I’m not convinced that absolutely *anyone* can learn to be a professional X (whatever X is). I think there are some who are really just wired to do other things. But I am confident that there are varying degrees to which inherent aptitude plays a role, and similarly varying degrees to which effective learning experiences contribute to facilitate those individuals who can, in fact, be successful at profession X.
As evidence, I offer the following non-empirical anecdote. I started programming in 1973, when I was 13 years old. Our high school had a timesharing account on a mainframe at the University of Northern Iowa, and a DecWriter with a suction cup modem and a rotary phone with a dedicated line to the university. About a half dozen of us math geeks gathered daily in a room to play with the computer (which largely consisted of playing Dungeons and Dragons and Star Trek, with intermittent fits of attempted software design and code construction). Several of my friends just seemed to have the knack right out of the chute. We’d dumpster dive at the university for discarded manuals, and that was all Brian and Doug needed to build software. I tried desperately but couldn’t get it beyond a fundamental level. The other guys were more or less like me, in love with the technology, but not fluent with the incantations.
Years later, in my second semester at the University of Iowa, I had a really well constructed and well presented Computer Science class that focused primarily on design. During that semester, the light came on, and I got it! From that semester it was simply a matter of learning new skills and piling them onto the foundation I had now acquired.
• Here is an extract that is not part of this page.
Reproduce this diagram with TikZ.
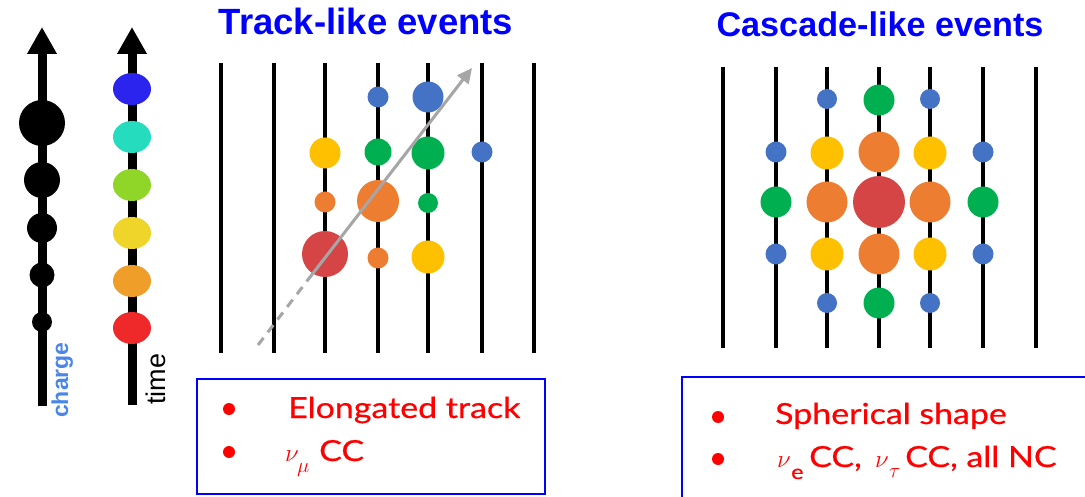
\documentclass[tikz,border=0pt]{standalone}
\usepackage{fontspec}
\setmainfont{Liberation Sans}
\newfontfamily\boxfont[FakeStretch=1.17,FakeBold=0.6]{Lato}
\usetikzlibrary{arrows.meta,shapes.geometric}
\definecolor{cblue}{HTML}{4472C4}
\definecolor{cyel}{HTML}{FFC000}
\definecolor{cgreen}{HTML}{00B050}
\definecolor{corange}{HTML}{ED7D31}
\definecolor{cred}{HTML}{D64545}
\definecolor{tblue}{HTML}{2B24EE}
\definecolor{tcyan}{HTML}{26DCBF}
\definecolor{tgreen}{HTML}{8FD629}
\definecolor{tyel}{HTML}{EFD429}
\definecolor{torange}{HTML}{EF9E2A}
\definecolor{tred}{HTML}{EF2929}
\definecolor{chargeblue}{HTML}{4A86E8}
\definecolor{gline}{HTML}{A6A6A6}
\definecolor{titleblue}{HTML}{0000FF}
\definecolor{txtred}{HTML}{FF0000}
\tikzset{
  dot/.style={circle,inner sep=0pt,outer sep=0pt,draw=none},
  tdot/.style={ellipse,inner sep=0pt,draw=none,minimum width=38pt,minimum height=32pt},
  string/.style={line width=4pt,black},
  axis/.style={line width=9pt,black,-{Triangle[width=28pt,length=27pt]}},
  grayline/.style={line width=3pt,gline},
  title/.style={text=titleblue,font=\bfseries},
  infobox/.style={draw=titleblue,line width=1.6pt},
  bullet/.style={circle,fill=txtred,inner sep=0pt,minimum size=12pt},
  boxtxt/.style={anchor=base west,text=txtred,inner sep=0pt,font=\boxfont\fontsize{29}{32}\selectfont},
  nutxt/.style={anchor=base west,text=txtred,inner sep=0pt,font=\fontsize{29}{32}\selectfont},
  subtxt/.style={anchor=base west,text=txtred,inner sep=0pt,font=\fontsize{20}{22}\selectfont},
}
\begin{document}
\begin{tikzpicture}[x=1pt,y=-1pt]
\useasboundingbox (0,0) rectangle (1085,497);
\clip (0,0) rectangle (1085,497);

% ---------- legend: charge ----------
\coordinate (cbot) at (42,406);
\coordinate (ctop) at (42,27);
\draw[axis] (cbot) -- (ctop);
\foreach \n/\y/\d in {c1/123/46, c2/180/36, c3/228/30, c4/275/25, c5/322/20}
  \node[dot,fill=black,minimum size=\d] (\n) at (42,\y) {};
\node[rotate=90,anchor=base west,inner sep=0pt,text=chargeblue,font=\bfseries\fontsize{23}{26}\selectfont] (chargelbl) at (68,418) {charge};

% ---------- legend: time ----------
\coordinate (tbot) at (132,405);
\coordinate (ttop) at (132,27);
\draw[axis] (tbot) -- (ttop);
\foreach \n/\y/\c in {e1/89/tblue, e2/137/tcyan, e3/185/tgreen, e4/233/tyel, e5/281/torange, e6/328/tred}
  \node[tdot,fill=\c] (\n) at (132,\y) {};
\node[rotate=90,anchor=base west,inner sep=0pt,text=black,font=\fontsize{27}{30}\selectfont] (timelbl) at (165,405) {time};

% ---------- Track-like events ----------
\node[title,font=\bfseries\fontsize{36.5}{40}\selectfont,anchor=base] (ttitle) at (366,35) {Track-like events};
\foreach \x in {221,274,325,378,428,482,534}
  \draw[string] (\x,63) -- (\x,353);
\foreach \n/\x/\y/\d/\c in {
  a1/378/97/21/cblue, a2/428/97/31/cblue,
  a3/325/153/31/cyel, a4/378/152/27/cgreen, a5/428/153/33/cgreen, a6/482/152/21/cblue,
  a7/325/202/21/corange, a8/378/201/42/corange, a9/428/203/20/cgreen,
  a10/325/254/46/cred, a11/378/258/21/corange, a12/428/257/33/cyel}
  \node[dot,fill=\c,minimum size=\d] (\n) at (\x,\y) {};
\coordinate (g0) at (258,345);
\coordinate (g1) at (307,281);
\coordinate (g2) at (472,68);
\draw[grayline,dash pattern=on 9pt off 7pt] (g0) -- (g1);
\draw[grayline,-{Triangle[width=14pt,length=15pt]}] (g1) -- (g2);

% ---------- Cascade-like events ----------
\node[title,font=\bfseries\fontsize{34.2}{38}\selectfont,anchor=base] (ctitle) at (880,37) {Cascade-like events};
\foreach \x in {723,776,827,879,930,983,1036}
  \draw[string] (\x,67) -- (\x,348);
\foreach \n/\x/\y/\d/\c in {
  b1/827/99/20/cblue, b2/879/100/31/cgreen, b3/930/99/20/cblue,
  b4/776/152/21/cblue, b5/827/153/33/cyel, b6/879/152/41/corange, b7/930/153/33/cyel, b8/983/152/21/cblue,
  b9/776/202/31/cgreen, b10/827/202/41/corange, b12/930/202/41/corange, b13/983/202/31/cgreen,
  b14/776/254/21/cblue, b15/827/254/33/cyel, b16/879/254/41/corange, b17/930/254/33/cyel, b18/983/254/21/cblue,
  b19/827/303/20/cblue, b20/879/303/31/cgreen, b21/930/303/20/cblue}
  \node[dot,fill=\c,minimum size=\d] (\n) at (\x,\y) {};
\node[dot,fill=cred,minimum size=52] (b11) at (879,202) {};

% ---------- info boxes ----------
\draw[infobox] (197,379) rectangle (545,494);
\node[bullet] (lb1) at (229,409) {};
\node[bullet] (lb2) at (229,452) {};
\node[boxtxt] (lt1) at (288,418) {Elongated track};
\node[nutxt] (lnu) at (285,461) {$\nu$};
\node[subtxt] (lmu) at (297,472) {$\mu$};
\node[boxtxt] (lcc) at (319,461) {CC};

\draw[infobox] (682,377) rectangle (1095,510);
\node[bullet] (rb1) at (718,417) {};
\node[bullet] (rb2) at (718,459) {};
\node[boxtxt] (rt1) at (775,424) {Spherical shape};
\node[nutxt] (rnu1) at (777,467) {$\nu$};
\node[subtxt,font=\boxfont\fontsize{20}{22}\selectfont] (re) at (791,479) {e};
\node[boxtxt] (rcc1) at (809,467) {CC,};
\node[nutxt] (rnu2) at (875,467) {$\nu$};
\node[subtxt] (rtau) at (889,477) {$\tau$};
\node[boxtxt] (rcc2) at (905,467) {CC, all NC};
\end{tikzpicture}
\end{document}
I had a very successful professional career building software (HP, Novell, various small companies and consulting gigs), picked a few graduate degrees along the way, and then retired to the university to stop producing and begin pontificating. π
As an epilogue, of the group of math geeks that gathered together daily in high school to play with the DecWriter, all but one of us acquired degrees in Computer Science, with the other one (Brian) doing Electrical Engineering.
My personal experience is that I was always fascinated, I was obviously capable, but I needed someone to throw the switch for me to understand how to become self-sustaining after that.
I believe there is a taxonomy of four types of people, relative to professional software construction: 1) Those born to code, who need almost no coaching; 2) Those born capable but in need of training in order to be successful; 3) Those not really born to it, but who can be trained sufficiently to make a living; 4) Those whose brains are really not wired to build software at all.
Just my two cents. Your mileage may vary.